If you are bored, you should check out the published script. There are some really clunky lines about race in there that didn't make it into the final cut of the film. Thank gods. It would not have aged well. Thanks for the reply!

Jeannette

I’m sort of a Jerry Maguire apologist in that I think it MOSTLY does this but has a bit more nuance and humanization than other contemporary sports depictions. Also I just kind of like the movie (a great shame of mine) - Adam

Citations Needed

I know this is an old episode but it left a great impression on me. I recently rewatched "Jerry Maguire" (I was stuck on an airplane) and to the surprise of no one, the main obstacle for Cuba Gooding Jr.'s character (Rod Tidwell) is that he is an ungrateful athlete. There's many lines in the script about how he's getting beat up, how he only has a shelf life of a few years, and how he needs to maximize his earnings to protect his family. And the movie treats what he's saying like it's a bad thing! Anyway, keep up the good work. You two are improving the bullshit detectors of thousands of people with each episode.

Jeannette

It just occurred to me that the whole "getting paid in an education" line implies that a structure that is equivalent to company pay for the company store is good. So, if its at the very least some Guilded Age horseshit.

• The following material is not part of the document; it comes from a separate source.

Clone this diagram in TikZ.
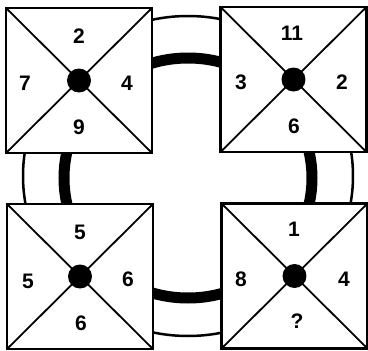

I want to add to a point the guest made San Antonio’s Covid task force was and still is working in the same complex as the women’s tournament.

Ben Gialenios

well i think that was the point of the "sort of" modifier, didn't want to dwell on it, but noting that the nationalist line of X ethnicity for X ethnic country is far more complex when half the population isn't X ethnicity as is the case in Sweden. definitely didn't mean to erase their racism.

Citations Needed

The point you make contrasting PhD students and college athletes is good, and the whole situation totally maddening. Once I heard that there were a bunch of students who were also paid by the university to do research work (later becoming one myself), the entire "student-athlete" narrative crumbled. Also, FWIW, PhD students also still have a shit deal b/c they're frequently "encouraged" to work above and beyond the stipulations of their contracts and frequently get shafted; then, after they graduate, a bunch get funneled into underpaid adjunct positions, with horrible job security to go with the abysmal pay. All this is to say universities are really just garbage institutions that are as exploitative as private capital despite their ostensible non-profit status.